Auctions Market News

New Auction Trend: Human Hair

A lock of Wolfgang Amadeus Mozart’s fair hair, contained in a nineteenth-century gilt locket, with a nineteenth-century manuscript note of provenance. Copyright Sotheby’s.

A lock of Wolfgang Amadeus Mozart’s fair hair, contained in a 19th-century gilt locket, with a 19th-century manuscript note of provenance. © SOTHEBY’S

This week, Sotheby’s in London is offering, according to the auction house, “a chance to own a unique piece of musical history”: a lock of Mozart’s hair, estimated at £10,000–£12,000 (about $15,400 to $18,500).

Also for sale is an invitation to Beethoven’s funeral, which comes with a lock of that composer’s hair, estimated at £2,000–£3,000.

Recall that, back in October, Guernsey’s auction house in New York sold two braids of Willie Nelson’s hair, in a sale of Waylon Jennings memorabilia. Three being a trend and all that, let this blog post stand as the official announcement of “human hair” as the hot new craze at auction houses around the globe.
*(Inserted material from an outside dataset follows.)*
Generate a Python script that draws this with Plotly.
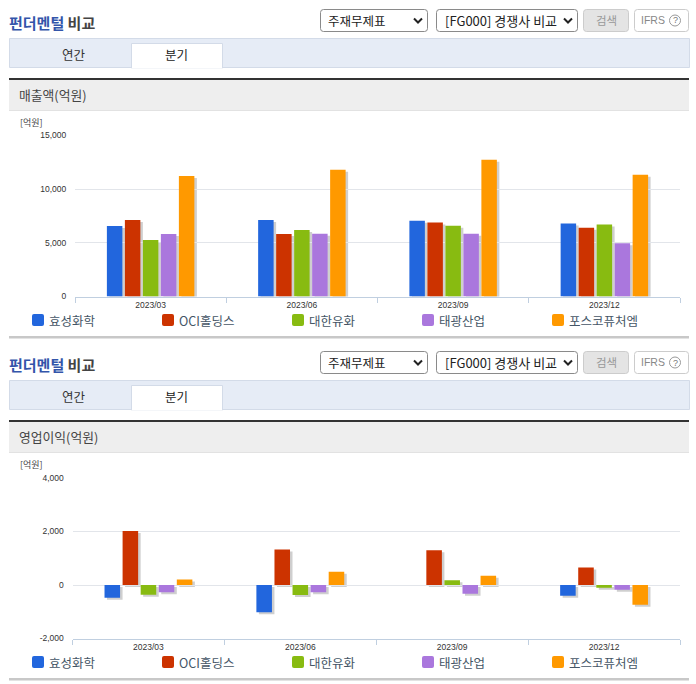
import plotly.graph_objects as go

W, H = 696, 684

# 데이터
quarters = ["2023/03", "2023/06", "2023/09", "2023/12"]
companies = ["효성화학", "OCI홀딩스", "대한유화", "태광산업", "포스코퓨처엠"]
colors = ["#2266dd", "#cc3300", "#88bb11", "#aa77dd", "#ff9900"]

sales_hyosung = [6570, 7130, 7050, 6800]
sales_oci = [7130, 5820, 6900, 6400]
sales_daehan = [5260, 6200, 6600, 6700]
sales_taekwang = [5820, 5850, 5850, 4950]
sales_posco = [11230, 11800, 12750, 11350]

profit_hyosung = [-475, -1020, None, -400]
profit_oci = [2020, 1330, 1295, 650]
profit_daehan = [-360, -370, 175, -100]
profit_taekwang = [-275, -275, -325, -175]
profit_posco = [210, 500, 350, -735]

sales_ticks = [0, 5000, 10000, 15000]
sales_tick_labels = ["0", "5,000", "10,000", "15,000"]
profit_ticks = [-2000, 0, 2000, 4000]
profit_tick_labels = ["-2,000", "0", "2,000", "4,000"]

KR = "Noto Sans CJK KR"
LAT = "Liberation Sans"


def px(x):
    return x / W


def py(y):
    return 1 - y / H


def rrect(x0, y0, x1, y1, r=3):
    return (f"M{px(x0 + r)},{py(y0)} L{px(x1 - r)},{py(y0)} Q{px(x1)},{py(y0)} {px(x1)},{py(y0 + r)} "
            f"L{px(x1)},{py(y1 - r)} Q{px(x1)},{py(y1)} {px(x1 - r)},{py(y1)} "
            f"L{px(x0 + r)},{py(y1)} Q{px(x0)},{py(y1)} {px(x0)},{py(y1 - r)} "
            f"L{px(x0)},{py(y0 + r)} Q{px(x0)},{py(y0)} {px(x0 + r)},{py(y0)} Z")


shapes = []
annotations = []


def box(x0, y0, x1, y1, fill, line=None, width=1):
    shapes.append(dict(type="rect", xref="paper", yref="paper", layer="below",
                       x0=px(x0), x1=px(x1), y0=py(y1), y1=py(y0), fillcolor=fill,
                       line=dict(color=line or fill, width=width if line else 0)))


def rounded(x0, y0, x1, y1, fill, line, r=3, width=1, layer="below"):
    shapes.append(dict(type="path", xref="paper", yref="paper", layer=layer, path=rrect(x0, y0, x1, y1, r),
                       fillcolor=fill, line=dict(color=line, width=width)))


def label(x, y, text, size=12, color="#333333", anchor="left", family=KR):
    annotations.append(dict(xref="paper", yref="paper", x=px(x), y=py(y), text=text, showarrow=False,
                            xanchor=anchor, yanchor="middle", borderpad=0, borderwidth=0,
                            font=dict(family=family, size=size, color=color)))


def chevron(cx, cy):
    shapes.append(dict(type="path", xref="paper", yref="paper", layer="above",
                       path=f"M{px(cx - 4)},{py(cy - 2)} L{px(cx)},{py(cy + 2)} L{px(cx + 4)},{py(cy - 2)}",
                       line=dict(color="#222222", width=2)))


def panel(dy, heading, unit_y):
    # 상단 제목과 선택 상자
    label(9, 22.5 + dy, "<b><span style='color:#3355aa'>펀더멘털</span> 비교</b>", size=15, color="#444444")
    rounded(320.5, 9.5 + dy, 427.5, 31.5 + dy, "#ffffff", "#8a8a8a")
    label(328, 20.5 + dy, "주재무제표", size=12.5, color="#222222")
    chevron(418, 20.5 + dy)
    rounded(436.5, 9.5 + dy, 577.5, 31.5 + dy, "#ffffff", "#8a8a8a")
    label(445, 20.5 + dy, "[FG000] 경쟁사 비교", size=13, color="#222222")
    chevron(568, 20.5 + dy)
    rounded(583.5, 9.5 + dy, 628.5, 31.5 + dy, "#e4e4e4", "#cccccc")
    label(606, 20 + dy, "검색", size=11.5, color="#999999", anchor="center")
    rounded(634.5, 9.5 + dy, 688.5, 31.5 + dy, "#ffffff", "#cccccc")
    label(641, 20 + dy, "IFRS", size=10.5, color="#888888", family=LAT)
    shapes.append(dict(type="circle", xref="paper", yref="paper", layer="above",
                       x0=px(669.5), x1=px(680.5), y0=py(26 + dy), y1=py(15 + dy),
                       fillcolor="#ffffff", line=dict(color="#999999", width=1)))
    label(675, 20.5 + dy, "?", size=9, color="#777777", anchor="center", family=LAT)

    # 탭
    box(9.5, 38.5 + dy, 689.5, 67.5 + dy, "#e6ecf6", "#d3dbe8")
    box(131.5, 43.5 + dy, 222.5, 68 + dy, "#ffffff", "#d3dbe8")
    box(132, 66 + dy, 222, 68.5 + dy, "#ffffff")
    label(74, 54 + dy, "연간", size=12.5, anchor="center")
    label(176, 54.5 + dy, "분기", size=12.5, color="#222222", anchor="center")

    # 소제목
    box(9, 78 + dy, 689, 80 + dy, "#333333")
    box(9, 80 + dy, 689, 110 + dy, "#eeeeee")
    box(9, 110 + dy, 689, 111 + dy, "#e2e2e2")
    label(19, 95 + dy, heading, size=12.8, color="#444444")
    label(20, unit_y, "[억원]", size=9, color="#444444")

    # 범례
    legend_x = [32, 162, 292, 422, 552]
    legend_y = 320 + dy
    for name, color, lx in zip(companies, colors, legend_x):
        rounded(lx, legend_y - 6, lx + 12, legend_y + 6, color, color, r=2, width=0)
        label(lx + 17, legend_y, name, size=12.5, color="#445566")
    box(9, 336 + dy, 689, 338.5 + dy, "#c8c8c8")


panel(0, "매출액(억원)", 122.5)
panel(342, "영업이익(억원)", 464.5)

fig = go.Figure()

sales = [sales_hyosung, sales_oci, sales_daehan, sales_taekwang, sales_posco]
profit = [profit_hyosung, profit_oci, profit_daehan, profit_taekwang, profit_posco]

# 그림자: 같은 값을 약간 어긋난 축에 그림
for series in sales:
    fig.add_trace(go.Bar(x=quarters, y=series, marker=dict(color="#cfcfcf", line_width=0),
                         xaxis="x", yaxis="y", hoverinfo="skip", cliponaxis=False))
for series, name, color in zip(sales, companies, colors):
    fig.add_trace(go.Bar(x=quarters, y=series, name=name, marker=dict(color=color, line_width=0),
                         xaxis="x2", yaxis="y2", cliponaxis=False))
for series in profit:
    fig.add_trace(go.Bar(x=quarters, y=series, marker=dict(color="#cfcfcf", line_width=0),
                         xaxis="x3", yaxis="y3", hoverinfo="skip", cliponaxis=False))
for series, name, color in zip(profit, companies, colors):
    fig.add_trace(go.Bar(x=quarters, y=series, name=name, marker=dict(color=color, line_width=0),
                         xaxis="x4", yaxis="y4", cliponaxis=False))

top_dom_x = [px(75), px(680)]
top_dom_y = [py(296.5), py(135.5)]
bot_dom_x = [px(72.5), px(680)]
bot_dom_y = [py(638.5), py(478)]

tick_font = dict(family=LAT, size=8.5, color="#333333")
grid = "#e2e5ea"
axis_line = "#c0cfe0"


def x_axis(domain, anchor):
    return dict(domain=domain, anchor=anchor, type="category", categoryorder="array", categoryarray=quarters,
                range=[-0.5, 3.5], showgrid=False, showline=True, linecolor=axis_line, linewidth=1,
                ticks="outside", tickson="boundaries", ticklen=5, tickcolor=axis_line, tickfont=tick_font,
                automargin=False)


def y_axis(domain, anchor, rng, vals, text):
    return dict(domain=domain, anchor=anchor, range=rng, tickmode="array", tickvals=vals, ticktext=text,
                showgrid=True, gridcolor=grid, gridwidth=1, zeroline=False, showline=False,
                ticks="outside", ticklen=6, tickcolor="rgba(0,0,0,0)", tickfont=tick_font, automargin=False)


def hidden_x(domain, anchor, shift_px):
    span = domain[1] - domain[0]
    d = shift_px / (span * W) * 4
    return dict(domain=domain, anchor=anchor, type="category", categoryorder="array", categoryarray=quarters,
                range=[-0.5 - d, 3.5 - d], visible=False, automargin=False)


def hidden_y(domain, anchor, rng, shift_px):
    span = domain[1] - domain[0]
    d = shift_px / (span * H) * (rng[1] - rng[0])
    return dict(domain=domain, anchor=anchor, range=[rng[0] + d, rng[1] + d], visible=False, automargin=False)


sales_range = [0, 15000]
profit_range = [-2000, 4000]

fig.update_layout(
    width=W, height=H,
    margin=dict(l=0, r=0, t=0, b=0),
    paper_bgcolor="#ffffff", plot_bgcolor="rgba(0,0,0,0)",
    barmode="group", bargap=0.405, bargroupgap=0.14,
    showlegend=False,
    shapes=shapes, annotations=annotations,
    xaxis=hidden_x(top_dom_x, "y", 2.5),
    yaxis=hidden_y(top_dom_y, "x", sales_range, 2),
    xaxis2=x_axis(top_dom_x, "y2"),
    yaxis2=y_axis(top_dom_y, "x2", sales_range, sales_ticks, sales_tick_labels),
    xaxis3=hidden_x(bot_dom_x, "y3", 2.5),
    yaxis3=hidden_y(bot_dom_y, "x3", profit_range, 2),
    xaxis4=x_axis(bot_dom_x, "y4"),
    yaxis4=y_axis(bot_dom_y, "x4", profit_range, profit_ticks, profit_tick_labels),
)

fig.write_html("out.html", config={"displayModeBar": False},
               post_script="document.body.style.margin='0';document.body.style.overflow='hidden';")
Sotheby’s, in a statement, had this to say:

Opportunities to get close to figures from history have always been met with fascination, and in 2002, Sotheby’s sold a different lock of Mozart’s hair, passed down from the mistress of one of Mozart’s sons, for £38,240 – double its pre-sale high estimate. Indeed, the British Museum famously holds a heart shaped pendant with a snippet of Marie Antoinette’s hair within its collection.

The Sotheby’s auction will be held on May 28. As of press time, Franz Schubert’s sideburns and Joseph Haydn’s butt hair were sadly absent from the sale’s inventory.